[Python-Dev] Threading idea -- exposing a global thread lock
Raymond Hettinger
raymond.hettinger at verizon.net
Tue Mar 14 23:10:17 CET 2006
[Raymond]
>> While this is a somewhat rough approach, it is dramatically
>> simpler than the alternatives (i.e. wrapping locks around every access to a
>> resource or feeding all resource requests to a separate thread via a Queue).
[Alexander]
> Why is that actually more difficult to write? Consider
>
> res_lock = Lock()
> res = ...
> with locked(res_lock):
> do_something(res)
>
> It is only about supplying the correct lock at the right time.
In the case on the newsgroup, the resource was a mapping or somesuch. Getitem
and setitem accesses were spread throughout the program and it would have been a
mess to put locks everywhere. All he wanted was to simply freeze task-switching
for a moment so he could loop over the mapping and have it be in a consistent
state from the start of the loop to the end. His situation was further
complicated because the looping construct was buried in library code which used
iterkeys() instead of keys() -- IOW, the code bombed if the mapping changed
during iteration
While the guy had an odd design, the generalization was clear. Sometimes you
want to make one little section uninterruptable and don't want to put locks
around everything that touches a resource. If the resource access occurs in
fifty places throughout your code and you only need one little section to have
uninterrupted access, then the lock approach requires way too much effort.
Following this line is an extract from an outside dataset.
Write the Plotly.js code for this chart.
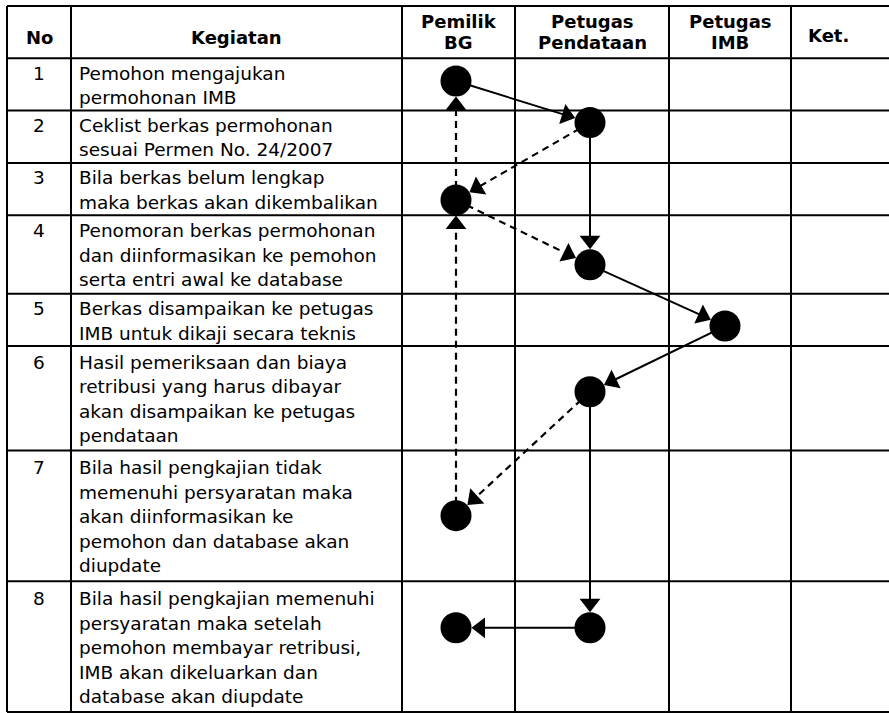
<!DOCTYPE html>
<html><head><meta charset="utf-8">
<script src="https://cdn.plot.ly/plotly-3.0.1.min.js"></script>
<style>html,body{margin:0;padding:0;background:#fff;} #chart{width:889px;height:713px;}</style>
</head><body><div id="chart"></div>
<script>
// ---------------- data ----------------
const headerLabels = ["No", "Kegiatan", "Pemilik<br>BG", "Petugas<br>Pendataan", "Petugas<br>IMB", "Ket."];
const stepNumbers = ["1", "2", "3", "4", "5", "6", "7", "8"];
const activities = [
  "Pemohon mengajukan<br>permohonan IMB",
  "Ceklist berkas permohonan<br>sesuai Permen No. 24/2007",
  "Bila berkas belum lengkap<br>maka berkas akan dikembalikan",
  "Penomoran berkas permohonan<br>dan diinformasikan ke pemohon<br>serta entri awal ke database",
  "Berkas disampaikan ke petugas<br>IMB untuk dikaji secara teknis",
  "Hasil pemeriksaan dan biaya<br>retribusi yang harus dibayar<br>akan disampaikan ke petugas<br>pendataan",
  "Bila hasil pengkajian tidak<br>memenuhi persyaratan maka<br>akan diinformasikan ke<br>pemohon dan database akan<br>diupdate",
  "Bila hasil pengkajian memenuhi<br>persyaratan maka setelah<br>pemohon membayar retribusi,<br>IMB akan dikeluarkan dan<br>database akan diupdate"
];
const lanes = ["Pemilik BG", "Petugas Pendataan", "Petugas IMB"];
// flow nodes: step, lane, vertical level (in text-line units from table top)
const nodeStep  = [1, 2, 3, 4, 5, 6, 7, 8, 8];
const nodeLane  = ["Pemilik BG", "Petugas Pendataan", "Pemilik BG", "Petugas Pendataan", "Petugas IMB",
                   "Petugas Pendataan", "Pemilik BG", "Petugas Pendataan", "Pemilik BG"];
const nodeLevel = [2.87, 4.46, 7.42, 9.90, 12.24, 14.75, 19.49, 23.78, 23.78];
// flow arrows
const edgeFrom  = [0, 1, 2, 2, 1, 3, 4, 5, 6, 5, 7];
const edgeTo    = [1, 2, 0, 3, 3, 4, 5, 6, 2, 7, 8];
const edgeKind  = ["solid", "dash", "dash", "dash", "solid", "solid", "solid", "dash", "dash", "solid", "solid"];

// ---------------- layout config ----------------
const W = 889, H = 713;
const tableTop = 6, tableBottom = 712;
const colEdges = [7, 71, 402, 515, 669, 791, 910];
const ketLabelX = 828;
const laneX = {"Pemilik BG": 456, "Petugas Pendataan": 590, "Petugas IMB": 725};
const headerUnits = 2;
const textLeft = 77;
const FONT = "DejaVu Sans";
const bodySize = 18.5, headSize = 18;
const linePitchPx = 24.5, textShiftPx = 1;
const nodeSize = 31, headSizePx = 18;

const rowLines = activities.map(a => a.split("<br>").length);
const totalUnits = headerUnits + rowLines.reduce((a, b) => a + b, 0);
const unit = (tableBottom - tableTop) / totalUnits;
const yRange = [totalUnits + (H - tableBottom) / unit, -tableTop / unit];
const px2u = p => (p - tableTop) / unit;

const rowTops = [];
let acc = headerUnits;
rowLines.forEach(n => { rowTops.push(acc); acc += n; });
const hLines = [0, headerUnits].concat(rowTops.slice(1), [totalUnits]);

const shapes = [];
hLines.forEach(y => shapes.push({type: "line", xref: "x", yref: "y", x0: colEdges[0], x1: colEdges[colEdges.length - 1],
  y0: y, y1: y, line: {color: "black", width: 2}}));
colEdges.forEach(x => shapes.push({type: "line", xref: "x", yref: "y", x0: x, x1: x, y0: 0, y1: totalUnits,
  line: {color: "black", width: 2}}));

const annotations = [];
function addText(txt, x, y, anchor, font) {
  annotations.push({text: txt, x: x, y: y, xref: "x", yref: "y", xanchor: anchor, yanchor: "middle",
    showarrow: false, font: font, align: anchor === "left" ? "left" : "center"});
}
const headFont = {family: FONT, size: headSize, color: "black", weight: "bold"};
const bodyFont = {family: FONT, size: bodySize, color: "black"};
headerLabels.forEach((lab, i) => {
  const parts = lab.split("<br>");
  const last = i === headerLabels.length - 1;
  const cx = last ? ketLabelX : (colEdges[i] + colEdges[i + 1]) / 2;
  if (parts.length === 1) addText("<b>" + parts[0] + "</b>", cx, px2u(last ? 35 : 37), "center", headFont);
  else parts.forEach((p, k) => addText("<b>" + p + "</b>", cx, px2u(21 + 21 * k), "center", headFont));
});
const pitchU = linePitchPx / unit, shiftU = textShiftPx / unit;
activities.forEach((a, r) => {
  const parts = a.split("<br>");
  const n = parts.length;
  const c = rowTops[r] + n / 2 + shiftU;
  const ys = parts.map((p, k) => c + (k - (n - 1) / 2) * pitchU);
  addText(stepNumbers[r], (colEdges[0] + colEdges[1]) / 2, ys[0], "center", bodyFont);
  parts.forEach((p, k) => addText(p, textLeft, ys[k], "left", bodyFont));
});

// ---------------- traces ----------------
const traces = [];
edgeFrom.forEach((f, i) => {
  const t = edgeTo[i];
  const dashed = edgeKind[i] === "dash";
  traces.push({
    type: "scatter", mode: "lines+markers", hoverinfo: "skip", showlegend: false,
    x: [laneX[nodeLane[f]], laneX[nodeLane[t]]],
    y: [nodeLevel[f], nodeLevel[t]],
    line: {color: "#000", width: dashed ? 2.2 : 2, dash: dashed ? "7px,5px" : "solid"},
    marker: {symbol: "triangle-up", size: [0, headSizePx], angleref: "previous",
             standoff: nodeSize / 2 + headSizePx / 2, color: "#000", opacity: 1, line: {width: 0}}
  });
});
traces.push({
  type: "scatter", mode: "markers", hoverinfo: "skip", showlegend: false,
  x: nodeLane.map(l => laneX[l]), y: nodeLevel,
  text: nodeStep.map(String),
  marker: {symbol: "circle", size: nodeSize, color: "#000", line: {width: 0}}
});

const layout = {
  width: W, height: H, margin: {l: 0, r: 0, t: 0, b: 0},
  paper_bgcolor: "white", plot_bgcolor: "white", showlegend: false,
  xaxis: {range: [0, W], visible: false, fixedrange: true},
  yaxis: {range: yRange, visible: false, fixedrange: true},
  shapes: shapes, annotations: annotations
};
Plotly.newPlot("chart", traces, layout, {staticPlot: true, displayModeBar: false});
</script>
</body></html>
Further, if you miss putting locks around any one of the accesses, you lose
reliability. Also, with locks scatterred all over the place, it is not easy to
tell at a glance that you haven't introduced the possibility of dead-lock. In
contrast, with the temporary suspension of thread-switching, it is pretty easy
to look inside the uninterruptable block to make sure that none of the
statements block. Why make life unnecessarily hard.